5. The method of claim 1, wherein generating survey weights further comprises passing the out-of-sample predictions and target values to the calibration estimator.

6. The method of claim 1, wherein the model is a machine learning model.

7. The method of claim 1, wherein collecting out-of-sample predictions further comprises using stratified cross-validation to estimate how accurately the model will perform.

8. The method of claim 7, further comprising determining if there is overfitting with the model.

9. The method of claim 7, wherein using stratified cross-validation comprises partitioning a sample of data into a training subset and into a validation subset, performing analysis on the training subset, and validating the analysis on the validation subset.

10. The method of claim of claim 9, further comprising performing multiple rounds of stratified cross-validation using different subsets of the data, combining validation results over the rounds, and providing an estimate of the model's predictive performance.

11. The method of claim 1, further comprising calculating a log it of the out-of-sample predictions to translate target values for the target population to a different population.

12. A non-transitory computer readable medium containing computer-readable instructions stored therein for causing a computer processor to perform operations comprising:

selecting key survey variables (KSVs) related to the survey;

training a model using the KSVs;

collecting out-of-sample predictions;

making predictions using the model;

averaging the predictions over a target population; and

generating survey weights using a calibration estimator.

13. The non-transitory computer readable medium of claim 12, wherein the key survey variables are categorical.

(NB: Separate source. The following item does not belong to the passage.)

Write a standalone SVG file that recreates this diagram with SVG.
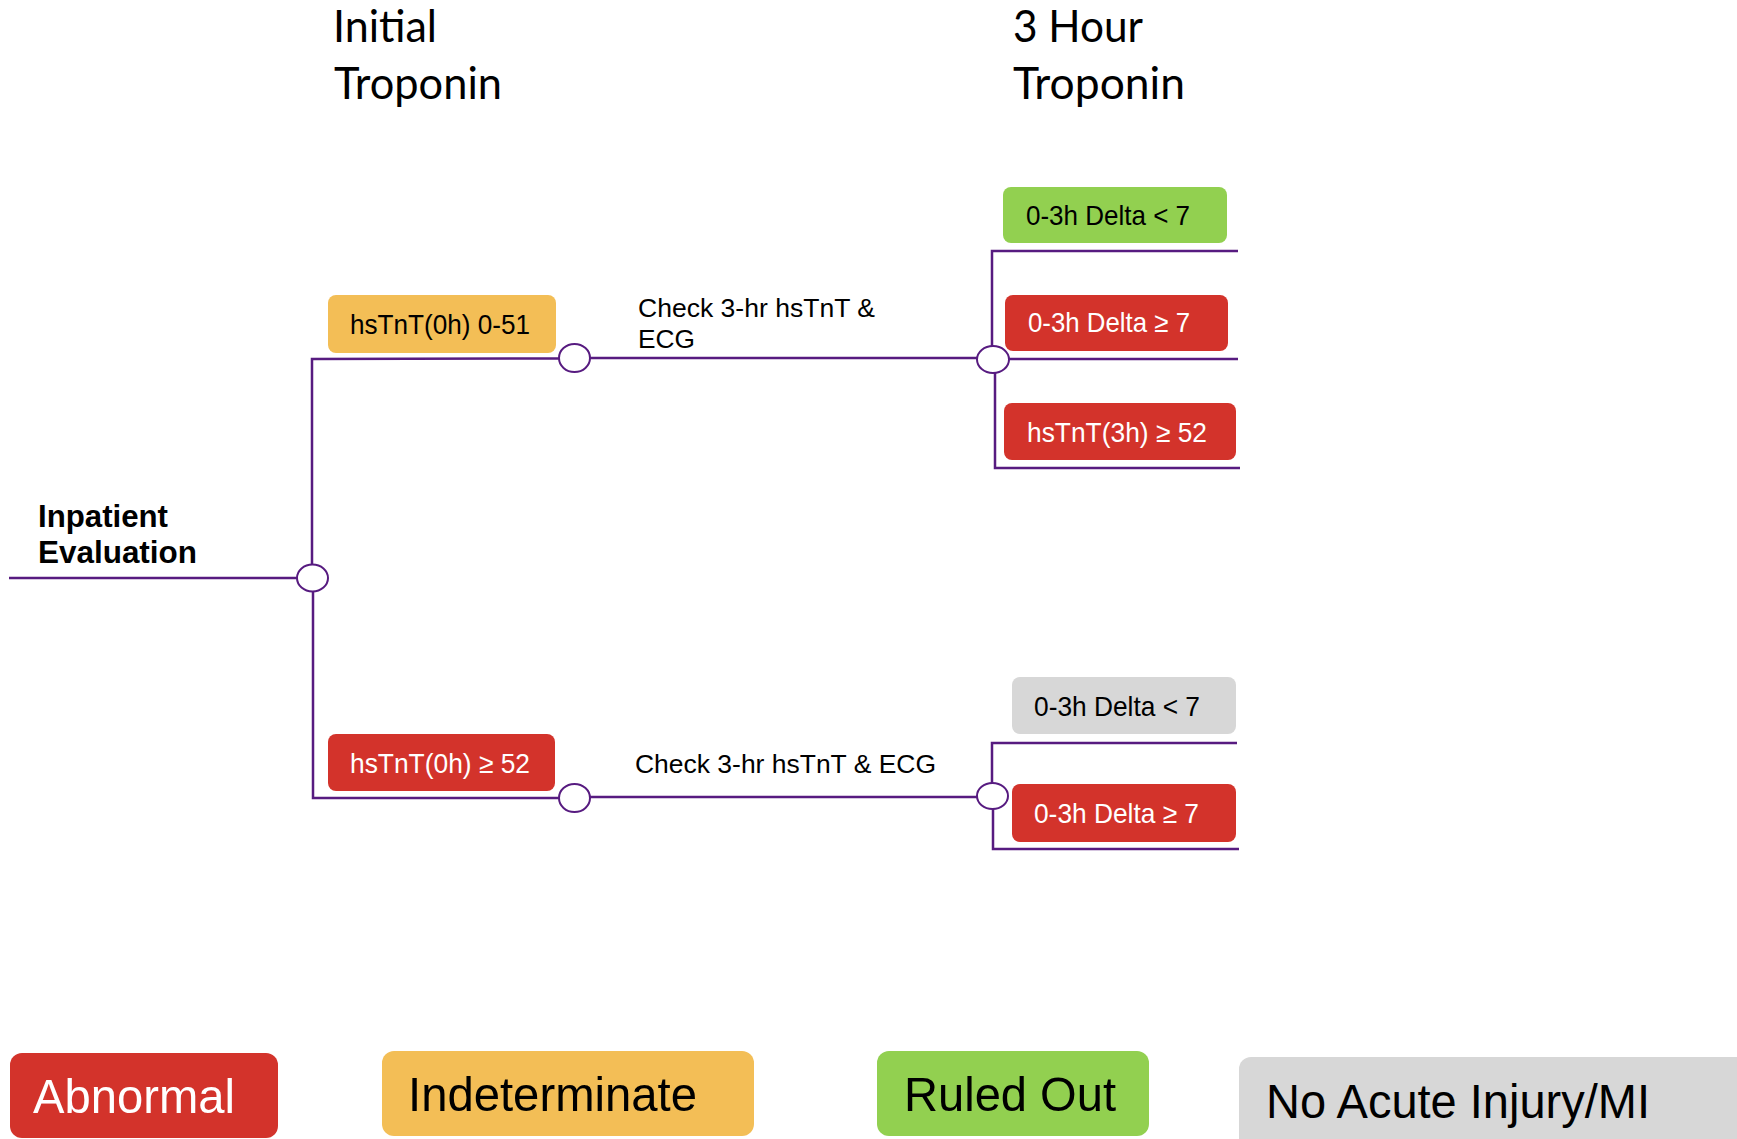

14. The non-transitory computer readable medium of claim 12, further comprising selecting microdata sources that represent the target population, wherein the microdata sources include one or more of a current population survey (CPS) and a general social survey (GSS).

15. The non-transitory computer readable medium of claim 14, further comprising wherein the microdata sources are one or more of cps arts, cps computer internet, and cps voting.

16. The non-transitory computer readable medium of claim 12, wherein generating survey weights further comprises passing the out-of-sample predictions and target values to the calibration estimator.

17. The non-transitory computer readable medium of claim 12, wherein the model is a machine learning model.

18. The non-transitory computer readable medium of claim 12, wherein collecting out-of-sample predictions further comprises using stratified cross-validation to estimate how accurately the model will perform.

19. The non-transitory computer readable medium of claim 18, further comprising determining if there is overfitting with the model.

20. The non-transitory computer readable medium of claim 18, wherein using stratified cross-validation comprises partitioning a sample of data into a training subset and into a validation subset, performing analysis on the training subset, and validating the analysis on the validation subset.

21. The non-transitory computer readable medium of claim of claim 20, further comprising performing multiple rounds of stratified cross-validation using different subsets of the data, combining validation results over the rounds, and providing an estimate of the model's predictive performance.

22. The non-transitory computer readable medium of claim 12, further comprising calculating a log it of the out-of-sample predictions to translate target values for the target population to a different population.